Lenders shun the self-employed

8 mins read


Millions of self-employed workers, already facing the blight of Covid-19, are receiving harsher treatment from mortgage lenders compared to salaried employees.

Self-employed borrowers are being asked for bigger deposits, additional paperwork, with some lenders lowering the amounts they can borrow and subjecting them to longer waiting times with more frequent and rigorous questioning.

There are over five million self-employed workers in the UK, with the majority now facing tighter lending criteria and affordability rules which, according to HSBC, could remain in place well into 2022.

Self-employed workers face tighter lending criteria and affordability rules

Self-employed workers face tighter lending criteria and affordability rules 

Andrew Montlake, of mortgage broker Coreco, said: ‘It is hard not to feel sorry for the legions of self-employed people out there who are finding their path to getting a mortgage blocked by tougher underwriting and additional questions even though they may have perfectly good businesses.

‘Many lenders are lumping everyone together, no matter what industry or their background.’

NatWest is one such lender, recently introducing a separate affordability calculation for self-employed workers which is less generous than the assessment for salaried employees.

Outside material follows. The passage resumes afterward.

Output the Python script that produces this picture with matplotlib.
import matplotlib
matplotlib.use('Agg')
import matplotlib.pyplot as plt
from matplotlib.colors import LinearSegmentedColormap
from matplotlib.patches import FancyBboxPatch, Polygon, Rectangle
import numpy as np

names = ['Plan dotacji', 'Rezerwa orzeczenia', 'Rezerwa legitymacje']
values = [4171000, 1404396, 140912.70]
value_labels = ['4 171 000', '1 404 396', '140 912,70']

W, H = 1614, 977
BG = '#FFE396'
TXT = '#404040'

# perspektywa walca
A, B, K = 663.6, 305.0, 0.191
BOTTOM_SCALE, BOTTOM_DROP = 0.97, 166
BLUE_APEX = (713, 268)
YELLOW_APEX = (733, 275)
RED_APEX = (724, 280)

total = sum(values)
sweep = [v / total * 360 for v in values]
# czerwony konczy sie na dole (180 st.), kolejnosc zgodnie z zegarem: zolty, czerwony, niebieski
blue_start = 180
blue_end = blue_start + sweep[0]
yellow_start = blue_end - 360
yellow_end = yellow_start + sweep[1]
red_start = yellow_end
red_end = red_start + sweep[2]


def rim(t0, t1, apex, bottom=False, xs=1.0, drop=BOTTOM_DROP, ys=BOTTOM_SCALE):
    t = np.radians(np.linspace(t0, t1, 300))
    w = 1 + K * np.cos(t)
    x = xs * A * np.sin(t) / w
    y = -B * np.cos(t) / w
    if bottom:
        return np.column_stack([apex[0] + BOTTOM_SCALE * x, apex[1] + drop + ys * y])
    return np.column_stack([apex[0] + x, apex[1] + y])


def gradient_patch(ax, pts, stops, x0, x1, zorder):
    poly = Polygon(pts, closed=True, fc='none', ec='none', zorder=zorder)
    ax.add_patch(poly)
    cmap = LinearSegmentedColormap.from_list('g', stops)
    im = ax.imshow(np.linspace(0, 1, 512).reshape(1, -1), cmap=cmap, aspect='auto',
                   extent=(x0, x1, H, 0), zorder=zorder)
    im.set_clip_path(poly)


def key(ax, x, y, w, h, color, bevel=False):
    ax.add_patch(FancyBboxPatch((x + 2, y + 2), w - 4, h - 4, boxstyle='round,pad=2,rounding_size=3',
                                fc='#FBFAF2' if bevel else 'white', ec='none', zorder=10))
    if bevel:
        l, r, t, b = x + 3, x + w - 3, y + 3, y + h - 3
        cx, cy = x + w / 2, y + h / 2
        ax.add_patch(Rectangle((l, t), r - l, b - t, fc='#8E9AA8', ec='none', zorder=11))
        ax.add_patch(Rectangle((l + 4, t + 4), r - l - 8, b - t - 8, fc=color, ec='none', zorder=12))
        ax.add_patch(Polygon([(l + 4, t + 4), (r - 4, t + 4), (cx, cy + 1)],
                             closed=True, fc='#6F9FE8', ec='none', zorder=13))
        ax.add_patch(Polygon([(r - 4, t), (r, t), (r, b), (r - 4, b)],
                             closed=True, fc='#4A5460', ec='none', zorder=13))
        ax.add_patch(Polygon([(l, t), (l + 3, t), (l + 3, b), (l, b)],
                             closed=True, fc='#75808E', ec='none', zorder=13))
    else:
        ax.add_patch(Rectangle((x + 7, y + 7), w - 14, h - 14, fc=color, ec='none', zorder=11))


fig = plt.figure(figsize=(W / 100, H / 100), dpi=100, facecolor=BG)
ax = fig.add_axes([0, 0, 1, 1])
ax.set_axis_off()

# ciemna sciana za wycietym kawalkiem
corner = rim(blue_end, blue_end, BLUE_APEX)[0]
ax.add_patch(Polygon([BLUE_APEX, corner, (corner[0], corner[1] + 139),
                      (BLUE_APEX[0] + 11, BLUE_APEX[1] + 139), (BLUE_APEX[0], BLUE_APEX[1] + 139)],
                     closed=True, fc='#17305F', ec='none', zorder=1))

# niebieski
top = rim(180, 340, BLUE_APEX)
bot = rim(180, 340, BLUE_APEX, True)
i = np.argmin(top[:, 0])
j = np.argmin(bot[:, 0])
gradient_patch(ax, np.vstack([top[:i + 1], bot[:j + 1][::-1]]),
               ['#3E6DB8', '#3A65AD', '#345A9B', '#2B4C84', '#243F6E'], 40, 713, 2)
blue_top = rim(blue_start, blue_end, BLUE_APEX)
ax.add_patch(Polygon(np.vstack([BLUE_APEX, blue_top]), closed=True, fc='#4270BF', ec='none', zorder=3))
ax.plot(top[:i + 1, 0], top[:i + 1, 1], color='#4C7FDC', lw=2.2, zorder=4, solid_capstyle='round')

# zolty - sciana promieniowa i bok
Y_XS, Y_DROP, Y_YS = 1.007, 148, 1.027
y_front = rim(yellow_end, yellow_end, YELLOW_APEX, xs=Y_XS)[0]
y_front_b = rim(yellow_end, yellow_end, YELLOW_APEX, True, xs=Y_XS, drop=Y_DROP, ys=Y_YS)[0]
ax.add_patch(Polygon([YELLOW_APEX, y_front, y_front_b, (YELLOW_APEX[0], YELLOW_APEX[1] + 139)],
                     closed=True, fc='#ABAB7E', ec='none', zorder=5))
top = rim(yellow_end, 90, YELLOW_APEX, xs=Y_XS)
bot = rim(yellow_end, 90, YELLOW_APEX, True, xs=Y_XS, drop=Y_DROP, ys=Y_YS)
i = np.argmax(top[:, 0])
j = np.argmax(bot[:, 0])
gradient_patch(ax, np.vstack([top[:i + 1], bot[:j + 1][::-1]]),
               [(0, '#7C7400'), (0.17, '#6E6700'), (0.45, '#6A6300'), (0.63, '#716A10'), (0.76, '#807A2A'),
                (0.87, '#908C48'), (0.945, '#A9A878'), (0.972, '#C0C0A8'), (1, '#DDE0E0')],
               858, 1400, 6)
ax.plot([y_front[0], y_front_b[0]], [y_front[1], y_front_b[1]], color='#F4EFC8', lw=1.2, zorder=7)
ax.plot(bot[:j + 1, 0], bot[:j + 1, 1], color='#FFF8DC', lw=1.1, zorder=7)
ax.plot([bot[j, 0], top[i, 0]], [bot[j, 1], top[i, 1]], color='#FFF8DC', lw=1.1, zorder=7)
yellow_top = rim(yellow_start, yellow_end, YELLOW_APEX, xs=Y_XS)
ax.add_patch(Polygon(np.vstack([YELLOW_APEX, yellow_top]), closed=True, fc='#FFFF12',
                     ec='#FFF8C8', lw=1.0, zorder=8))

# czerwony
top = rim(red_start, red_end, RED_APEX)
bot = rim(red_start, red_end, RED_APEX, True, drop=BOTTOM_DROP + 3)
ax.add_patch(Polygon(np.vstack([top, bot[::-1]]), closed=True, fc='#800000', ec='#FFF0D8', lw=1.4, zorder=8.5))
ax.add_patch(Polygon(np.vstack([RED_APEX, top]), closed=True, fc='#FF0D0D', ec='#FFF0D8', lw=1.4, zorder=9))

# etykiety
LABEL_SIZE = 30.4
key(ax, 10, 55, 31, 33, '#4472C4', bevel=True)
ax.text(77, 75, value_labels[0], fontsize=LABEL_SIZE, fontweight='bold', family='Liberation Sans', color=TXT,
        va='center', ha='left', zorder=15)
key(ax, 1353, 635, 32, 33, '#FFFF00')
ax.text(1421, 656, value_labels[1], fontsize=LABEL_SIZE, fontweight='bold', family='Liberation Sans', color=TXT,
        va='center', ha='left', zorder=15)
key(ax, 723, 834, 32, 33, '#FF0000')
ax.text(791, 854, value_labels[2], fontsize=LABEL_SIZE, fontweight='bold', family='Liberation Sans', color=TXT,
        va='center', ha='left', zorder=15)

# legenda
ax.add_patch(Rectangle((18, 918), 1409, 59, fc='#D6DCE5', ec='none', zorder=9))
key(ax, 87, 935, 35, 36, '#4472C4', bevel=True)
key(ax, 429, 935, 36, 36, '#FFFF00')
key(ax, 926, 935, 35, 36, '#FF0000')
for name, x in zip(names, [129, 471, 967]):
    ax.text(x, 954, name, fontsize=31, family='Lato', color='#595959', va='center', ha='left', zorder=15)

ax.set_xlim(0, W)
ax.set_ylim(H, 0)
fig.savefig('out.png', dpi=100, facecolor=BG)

Chris Sykes, mortgage consultant at Private Finance, believes NatWest’s decision to restrict the self-employed may be partly because their applications typically take more time for the bank’s underwriters to assess. 

‘NatWest adopted a blanket approach to reduce the number of self-employed applicants it has,’ said Sykes.

‘It has specifically put a section on its mortgage affordability calculator where you have to tick yes or no for if you are self-employed or not and NatWest will lend you less if you’re self-employed compared to an employed person.’

A NatWest spokesman said: ‘We look to understand an individual customer’s circumstances so we can lend responsibly and within that we apply different maximum limits to different customer groups based on their individual risk profile.’

Self-employed workers have to provide lenders with more paperwork and undergo additional questioning in order to secure a mortgage

Self-employed workers have to provide lenders with more paperwork and undergo additional questioning in order to secure a mortgage

Last month, Metro Bank also toughened up on self-employed workers requiring more documentation from them.

The bank previously requested three months’ worth of bank statements, but is now demanding six months of statements from self-employed people.

A Metro Bank spokesman said that for a salaried employee it would require just three months’ personal bank statements and payslips as opposed to three years’ tax returns, six months’ business bank statements and three months’ personal bank statements for self-employed workers.

William Rhind, of mortgage broker Habito, said: ‘It’s a tough situation for any self-employed people looking to get a new mortgage right now.

‘There are more hoops for the self-employed to jump through with lenders than ever before.’

Pandemic income is now more important

Rhind said lenders are no longer just interested in how a self-employed person has performed over the past two to three years but also how their income has fared during the pandemic.

‘Lenders are now typically reviewing turnover in the last three to six months to see if there has been a significant change since lockdown,’ he added.

‘Unfortunately, if someone’s taken financial support from the Government, or if their business completely closed during lockdown, lenders are seeming to judge these more harshly.’

Nationwide declared last month that the maximum mortgage it is willing to offer self-employed workers is 85 per cent of a property’s value while allowing salaried employees to continue to access to its 90 per cent mortgage products.

This means, for a self-employed worker wishing to buy a £200,000 property, they will need a minimum deposit of £30,000 to qualify for a Nationwide mortgage as opposed to £20,000 for a salaried employee.

A Nationwide spokesman said: ‘The impact of Covid-19 means that underwriting mortgages for self-employed borrowers is much more complex than before as a result of the difficulties in being able to fully assess long-term affordability in these uncertain times.

‘We are therefore temporarily aligning our maximum Loan to value for self-employed borrowers with other major lenders in the market.’

Self-employed borrowers seeking a mortgage 

Experts advise any self-employed workers looking to get a mortgage at the moment to ensure they have the most relevant and up-to-date documentation prepared in advance of any application.

‘They will need their latest accounting figures for the year ending April 2020, their last six months’ business bank statements and a statement as to why the Covid-19 crisis has not affected them unduly,’ said Andrew Montlake.

‘A projection into the next financial year may also come in handy. Some lenders are taking a dim view of businesses which have taken bounce back loans or grants, although others understand that this is perhaps prudent business management rather than a sign that a business is in trouble.

‘As ever, different lenders are taking different approaches and while at present I would probably suggest self-employed borrowers avoid lenders such as NatWest for example, there are other options.’

Obtaining advice from an independent mortgage adviser was deemed vital for those who work for themselves. 

‘If you are looking to get a mortgage and you’re self-employed – it can be done,’ said William Rhind.

‘But getting independent advice from a whole of market mortgage broker is more important than ever.

‘Brokers will be able to present all your lender options, the timeframes expected, and what you need to provide paper-work wise.’